I loved your calling it the sisterhood of big girls. Honestly even after my loss so far, I will always be that person and probably always be sensitive to comments like this. But you know what, there's nothing wrong with that. I just know where I came from and how I don't want to go back.
Sorry you had to hear those comments, but continue to hold your head high like the classy woman that you are. :)
369/175/136
Highest Weight/Goal/Current Weight
233lbs LOST!!
Maintenance going strong!
Out of the mouths of others! I'll try and leave the majority of my opinion tucked neatly within the confines of my brain and will speak for myself here.
I will NEVER forget where I've been and where I am now. Regardless of my having had weight loss surgery and losing wonderful lbs I still keep reminders. I still see folks who at times I may reach out to and tell them my story. I still remind myself that this is a TOOL not the end all be all fix it all.
Personally I'm rarely if ever shocked by the things folks will say. Its interesting to me being judged as I have (as we all have for that matter) that sometimes saying nothing says it all. The truth reveals itself and folks either get it or they don't. I have honestly found that folks who tend to say things don't have a full understanding (the whole story) of the situation. I've also learned that folks tend to "talk about" things they don't care for within themselves.
Just remember to hold your head up high, respectfully reply to folks with honesty and back bone and thick skin is something you'll grow real quick. No apologies! I am almost positive we've ALL been where you were and will be again. We have to be positive and think positive but also know that its ok to feel/be angry. Just turn that anger into determination and remember ignorance is alive and well but we don't have to play that role. "Kill 'em with kindness."
All best!
Blessed Momma to ♥ Kayla & Nora ♥
Sober since 25th Aug 07 www.the-butterfly-chronicles.blogspot.com
Thankful for the easy, grateful for the hard & hopeful for tomorrow.
Before I lost weight, I looked like I was about 7 months pregnant. A stranger lady walked up to me, put both her hands on my belly & asked when I was due. I looked her straight in the eye & told her "28 years ago!! Now take your hand off me...I don't know you!"
Sadly the truth is there are way too many unthinking, insensitive people in this world. While it would be wonderful if we could educate everyone, unfortunately that's just not feasible. Something about choosing your battles comes to mind. You will know when the time is right for you to speak up. It's all about your comfort zone.
And by the way...congrats on the weight loss!!
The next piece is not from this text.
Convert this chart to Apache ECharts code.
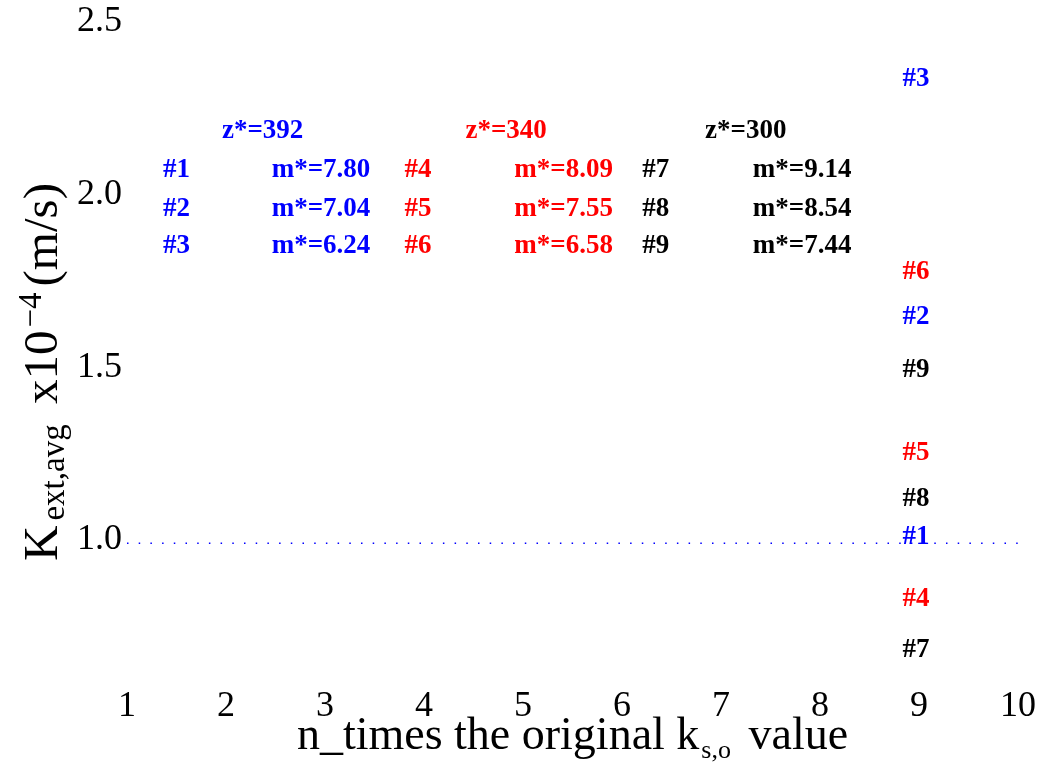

As Lauren said, one of the few "accepted" prejudices out there now is "fatness." It is okay to judge, to make fun of, and to hurt those of us who have or have had weight issues. Others will just smile or laugh to themselves as comments such as those are made. As I am sure most others will agree, I have never found it "ok" to do this...even during the times when I wasn't overweight, and certainly don't now.
I have had people make comments like this around me, not knowing where I have been, and I have actually made comments back to let them know that I don't agree with what they are saying and find it offensive. I don't go into detail...not any of their business...but I think that people need to know that it is NOT okay to judge...PERIOD.
Maybe it is my age, stage of life or just all of the changes I have gone through over the last year of my life, but I don't tolerate that stuff any more. I am not rude by any means, but I am not going to sit back and let people slam others just because they can get away with it. It's not right.
I think that if more and more of us become less tolerant of it, maybe we can make a little shift in the thinking of the general public.
I am sorry you had to listen to that, and sorry that Ann has to tolerate that nonsense. What happened to people caring about others and doing things like offering to help rather than jumping to conclusions?
Geez....okay, off of my soap box. Sorry! :)
Unfortunately you were the sounding board for this insensitive person., even though she is a nurse.
With recent knee surgery, I was using an electronic cart while grocery shopping. People look at me in different ways. Some people are helpful.
Hopefully this won't happen to you often.